Consulté sur le premier point, le directeur des affaires criminelles et des grâces du ministère de la justice a confirmé en tous points l'analyse de la commission, les juges du refus d'embarquement n'ayant pas été saisis des faits de violences policières et la médiation proposée par le procureur de la République de Toulouse ne pouvant constituer une décision juridictionnelle.


Donc, il est établi que les violences n'étaient pas couvertes par l'autorité de la chose jugée et étaient illégales, et que les fonctionnaires ont menti à la commission avec la bénédicition de la hiérarchie pour ne pas avoir à répondre à ses convocations. Le ministère de l'intérieur va donc sévir.


Comment ça, non ?


Sur le second point et après avoir pris connaissance de l'enquête de l'IGPN réalisée à sa demande, le ministre de l'intérieur a informé la commission qu'aucun élément ne permettait « d'imputer de faute professionnelle ou déontologique aux policiers mis en cause » qui, « confrontés à la résistance de M. F.A.., (...) ont dû user de la force strictement nécessaire pour le maîtriser ».
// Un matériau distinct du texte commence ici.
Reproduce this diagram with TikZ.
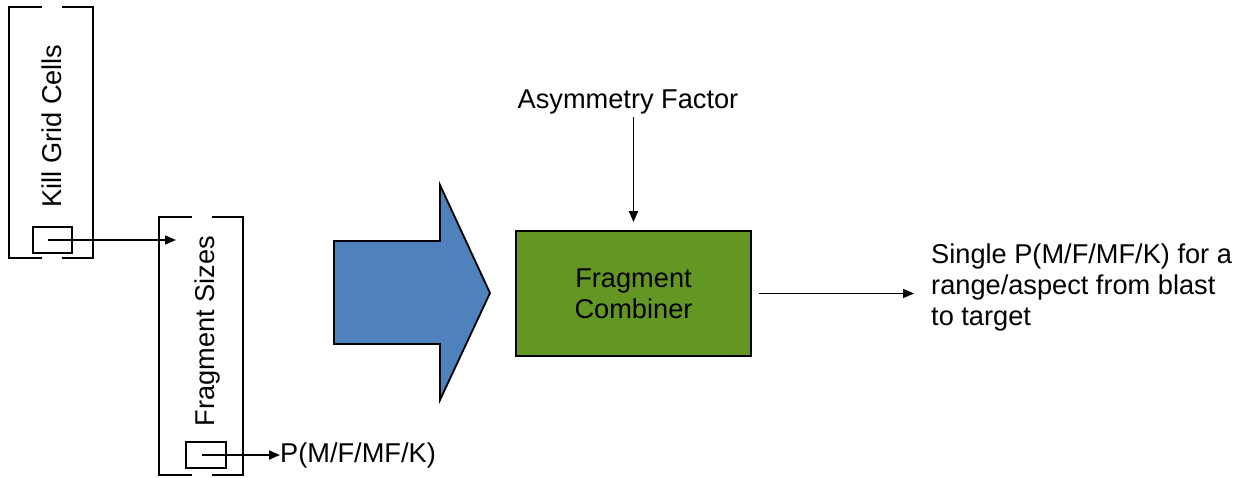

Hé oui : pour se faire comprendre du ministre de l'intérieur, il faut d'adresser à lui avec des marionnettes, sinon, y comprend pô. La commission en remet donc une couche :


Tout en maintenant son analyse des faits, solidement adossée au témoignage d'un tiers étranger à la scène décrite et aux constatations médicales, la commission observe que l'exercice des poursuites disciplinaires relève exclusivement des pouvoirs de l'autorité ministérielle et de sa responsabilité propre.


Bon d'accord, dit la commission, l'exerce de poursuites disciplinaire relève du seul ministre, la commission ne peut rien faire, c'est légal de la part du ministre de ne pas engager de poursuites. Mais on pourrait au moins leur dire que ce qu'ils ont fait, c'est pas bien ?


Non, même pas :


Elle déplore cependant que sa demande de rappel des principes légaux qui gouvernent ses missions, ses obligations et ses pouvoirs n'ait pas été suivie d'effet et n'ait pas même donné lieu à des observations écrites adressées aux deux fonctionnaires mis en cause et à leur supérieur hiérarchique, alors qu'ils ont tenté, à plusieurs reprises et par différents procédés, de faire obstacle à l'exercice des missions de la commission et de donner une interprétation fallacieuse des dispositions de la loi portant création de cette autorité administrative indépendante.


La commission déplore également qu'aucune réponse n'ait été apportée à sa demande de rappel solennel aux agents de la force publique de la prohibition absolue de tout traitement inhumain ou dégradant.


Cette absence délibérée de prise en compte de ses recommandations justifie la publication du présent rapport au Journal officiel.


Et sur mon blog.


Merci à Romanis de m'avoir signalé l'info.